GIVEN ENTRIES:
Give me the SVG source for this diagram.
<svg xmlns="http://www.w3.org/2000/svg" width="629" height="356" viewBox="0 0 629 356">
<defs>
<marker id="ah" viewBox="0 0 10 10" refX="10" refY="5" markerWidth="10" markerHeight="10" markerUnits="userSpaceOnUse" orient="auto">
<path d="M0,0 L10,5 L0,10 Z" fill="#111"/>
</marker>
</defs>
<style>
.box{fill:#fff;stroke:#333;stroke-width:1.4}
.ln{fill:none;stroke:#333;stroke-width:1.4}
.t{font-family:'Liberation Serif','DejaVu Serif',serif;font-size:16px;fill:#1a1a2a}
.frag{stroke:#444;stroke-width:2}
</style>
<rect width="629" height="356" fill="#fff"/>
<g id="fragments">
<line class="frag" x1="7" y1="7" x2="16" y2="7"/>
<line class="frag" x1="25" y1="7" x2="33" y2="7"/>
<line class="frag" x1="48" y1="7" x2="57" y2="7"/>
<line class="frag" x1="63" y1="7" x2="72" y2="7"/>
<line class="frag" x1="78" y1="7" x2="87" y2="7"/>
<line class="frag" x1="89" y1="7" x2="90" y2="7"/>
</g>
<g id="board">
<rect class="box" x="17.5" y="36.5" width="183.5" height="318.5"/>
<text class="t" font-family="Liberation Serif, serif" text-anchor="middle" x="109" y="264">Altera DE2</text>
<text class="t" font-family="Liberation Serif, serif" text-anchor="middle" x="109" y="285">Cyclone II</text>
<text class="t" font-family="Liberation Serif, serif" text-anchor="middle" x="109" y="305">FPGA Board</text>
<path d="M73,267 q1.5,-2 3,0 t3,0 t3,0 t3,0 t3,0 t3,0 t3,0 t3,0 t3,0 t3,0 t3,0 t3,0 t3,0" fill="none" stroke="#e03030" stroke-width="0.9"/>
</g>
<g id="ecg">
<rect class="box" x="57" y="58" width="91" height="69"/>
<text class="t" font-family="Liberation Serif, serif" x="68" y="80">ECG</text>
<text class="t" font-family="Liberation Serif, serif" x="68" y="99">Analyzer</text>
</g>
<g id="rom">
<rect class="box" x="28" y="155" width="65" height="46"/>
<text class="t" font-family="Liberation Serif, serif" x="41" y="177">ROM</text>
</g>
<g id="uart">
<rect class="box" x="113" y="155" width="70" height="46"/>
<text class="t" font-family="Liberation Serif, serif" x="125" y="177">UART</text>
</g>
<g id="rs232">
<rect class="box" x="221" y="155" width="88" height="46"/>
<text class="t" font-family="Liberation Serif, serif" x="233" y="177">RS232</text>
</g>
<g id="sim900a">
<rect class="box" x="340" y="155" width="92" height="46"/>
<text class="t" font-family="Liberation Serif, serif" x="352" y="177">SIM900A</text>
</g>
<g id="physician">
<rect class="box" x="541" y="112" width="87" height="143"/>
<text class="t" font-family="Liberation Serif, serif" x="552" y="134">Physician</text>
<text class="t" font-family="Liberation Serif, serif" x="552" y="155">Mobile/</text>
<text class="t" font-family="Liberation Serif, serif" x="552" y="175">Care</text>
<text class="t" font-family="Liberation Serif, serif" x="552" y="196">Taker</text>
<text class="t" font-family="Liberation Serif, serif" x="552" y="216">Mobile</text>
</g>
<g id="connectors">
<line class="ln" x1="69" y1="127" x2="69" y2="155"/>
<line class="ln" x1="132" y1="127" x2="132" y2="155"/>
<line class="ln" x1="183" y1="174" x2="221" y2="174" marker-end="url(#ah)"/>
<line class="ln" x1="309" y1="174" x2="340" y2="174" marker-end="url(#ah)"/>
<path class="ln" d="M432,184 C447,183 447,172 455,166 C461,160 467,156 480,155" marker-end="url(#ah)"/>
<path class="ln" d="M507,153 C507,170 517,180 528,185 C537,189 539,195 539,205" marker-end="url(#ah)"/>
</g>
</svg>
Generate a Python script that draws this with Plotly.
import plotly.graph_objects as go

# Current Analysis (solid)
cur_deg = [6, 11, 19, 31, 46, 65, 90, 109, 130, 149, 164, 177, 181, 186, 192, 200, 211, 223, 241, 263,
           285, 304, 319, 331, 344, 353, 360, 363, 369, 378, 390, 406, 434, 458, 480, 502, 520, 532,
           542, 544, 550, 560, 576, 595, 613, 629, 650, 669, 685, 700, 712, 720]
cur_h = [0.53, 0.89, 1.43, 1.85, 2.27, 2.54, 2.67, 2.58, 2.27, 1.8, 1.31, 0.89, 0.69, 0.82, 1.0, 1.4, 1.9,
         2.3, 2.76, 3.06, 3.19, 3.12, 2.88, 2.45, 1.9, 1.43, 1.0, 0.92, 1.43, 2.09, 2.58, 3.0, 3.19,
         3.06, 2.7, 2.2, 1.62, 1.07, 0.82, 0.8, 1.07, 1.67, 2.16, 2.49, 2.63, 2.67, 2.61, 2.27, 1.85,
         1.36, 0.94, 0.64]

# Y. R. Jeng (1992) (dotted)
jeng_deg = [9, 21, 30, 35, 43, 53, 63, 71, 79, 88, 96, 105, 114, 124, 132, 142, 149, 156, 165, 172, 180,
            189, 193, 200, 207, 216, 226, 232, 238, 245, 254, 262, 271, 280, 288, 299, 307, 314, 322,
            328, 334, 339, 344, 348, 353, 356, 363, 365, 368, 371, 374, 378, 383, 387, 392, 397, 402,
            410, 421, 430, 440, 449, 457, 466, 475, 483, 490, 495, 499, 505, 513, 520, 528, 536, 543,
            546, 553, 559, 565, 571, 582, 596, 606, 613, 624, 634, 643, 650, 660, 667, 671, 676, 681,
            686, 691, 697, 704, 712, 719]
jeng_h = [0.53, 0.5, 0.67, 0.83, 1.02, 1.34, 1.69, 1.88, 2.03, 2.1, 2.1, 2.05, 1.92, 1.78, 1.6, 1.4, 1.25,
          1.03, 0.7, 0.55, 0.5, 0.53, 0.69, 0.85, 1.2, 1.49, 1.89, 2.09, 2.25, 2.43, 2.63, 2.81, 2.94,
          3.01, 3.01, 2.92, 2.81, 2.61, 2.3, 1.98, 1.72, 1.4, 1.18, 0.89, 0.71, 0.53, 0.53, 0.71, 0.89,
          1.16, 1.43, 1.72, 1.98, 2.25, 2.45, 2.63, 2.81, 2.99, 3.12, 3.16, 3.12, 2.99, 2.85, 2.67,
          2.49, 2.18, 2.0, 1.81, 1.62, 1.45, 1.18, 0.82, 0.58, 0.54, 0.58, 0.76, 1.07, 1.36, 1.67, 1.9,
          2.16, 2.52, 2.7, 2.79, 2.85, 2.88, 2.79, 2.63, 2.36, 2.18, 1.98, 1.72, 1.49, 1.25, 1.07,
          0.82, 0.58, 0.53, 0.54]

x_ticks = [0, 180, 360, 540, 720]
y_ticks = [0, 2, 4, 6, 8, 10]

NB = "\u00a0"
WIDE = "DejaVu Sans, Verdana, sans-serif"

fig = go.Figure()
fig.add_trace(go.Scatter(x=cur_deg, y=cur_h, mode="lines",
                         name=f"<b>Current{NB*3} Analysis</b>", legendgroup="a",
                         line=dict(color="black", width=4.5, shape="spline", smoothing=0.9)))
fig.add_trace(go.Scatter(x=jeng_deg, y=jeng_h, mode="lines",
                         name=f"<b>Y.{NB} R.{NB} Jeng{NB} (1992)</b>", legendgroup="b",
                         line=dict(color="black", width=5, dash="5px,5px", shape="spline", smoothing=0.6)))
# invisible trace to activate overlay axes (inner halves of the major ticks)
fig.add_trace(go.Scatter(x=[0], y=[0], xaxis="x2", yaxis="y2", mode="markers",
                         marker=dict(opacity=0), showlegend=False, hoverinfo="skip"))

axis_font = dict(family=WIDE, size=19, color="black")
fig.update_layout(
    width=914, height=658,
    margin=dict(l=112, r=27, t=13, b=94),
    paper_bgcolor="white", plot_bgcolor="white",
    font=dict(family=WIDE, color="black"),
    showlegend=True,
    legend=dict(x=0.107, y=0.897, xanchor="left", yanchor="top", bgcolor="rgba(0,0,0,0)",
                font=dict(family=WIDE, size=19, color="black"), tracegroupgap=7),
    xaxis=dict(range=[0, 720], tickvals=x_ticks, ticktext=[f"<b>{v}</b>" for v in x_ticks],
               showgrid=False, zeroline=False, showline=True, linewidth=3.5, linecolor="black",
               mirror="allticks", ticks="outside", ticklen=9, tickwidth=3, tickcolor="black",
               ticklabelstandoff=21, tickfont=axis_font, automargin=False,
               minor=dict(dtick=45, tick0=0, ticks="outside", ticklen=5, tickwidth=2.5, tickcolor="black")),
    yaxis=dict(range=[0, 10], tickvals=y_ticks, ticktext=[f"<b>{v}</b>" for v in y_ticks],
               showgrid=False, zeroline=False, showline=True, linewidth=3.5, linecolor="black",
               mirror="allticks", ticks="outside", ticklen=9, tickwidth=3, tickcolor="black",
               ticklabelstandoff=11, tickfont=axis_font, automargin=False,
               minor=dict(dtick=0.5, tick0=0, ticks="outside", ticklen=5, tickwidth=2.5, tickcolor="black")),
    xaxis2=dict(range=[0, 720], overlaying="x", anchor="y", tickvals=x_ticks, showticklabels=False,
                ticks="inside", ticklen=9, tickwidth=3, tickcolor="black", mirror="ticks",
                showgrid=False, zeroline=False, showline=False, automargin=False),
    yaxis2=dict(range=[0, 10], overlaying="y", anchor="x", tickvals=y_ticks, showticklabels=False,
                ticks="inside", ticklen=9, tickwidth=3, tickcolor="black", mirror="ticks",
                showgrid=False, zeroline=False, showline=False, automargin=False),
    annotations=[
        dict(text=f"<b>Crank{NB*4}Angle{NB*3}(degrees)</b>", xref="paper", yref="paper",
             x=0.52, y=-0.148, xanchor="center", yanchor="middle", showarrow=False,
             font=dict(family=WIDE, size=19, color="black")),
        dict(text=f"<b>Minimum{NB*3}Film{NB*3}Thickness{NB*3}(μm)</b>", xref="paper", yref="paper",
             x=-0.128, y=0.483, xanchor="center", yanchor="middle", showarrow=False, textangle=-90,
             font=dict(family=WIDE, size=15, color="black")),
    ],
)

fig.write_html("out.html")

WHAT TO PRODUCE: Gather each line holding the string "this".

RESPONSE BELOW:
Give me the SVG source for this diagram.
Generate a Python script that draws this with Plotly.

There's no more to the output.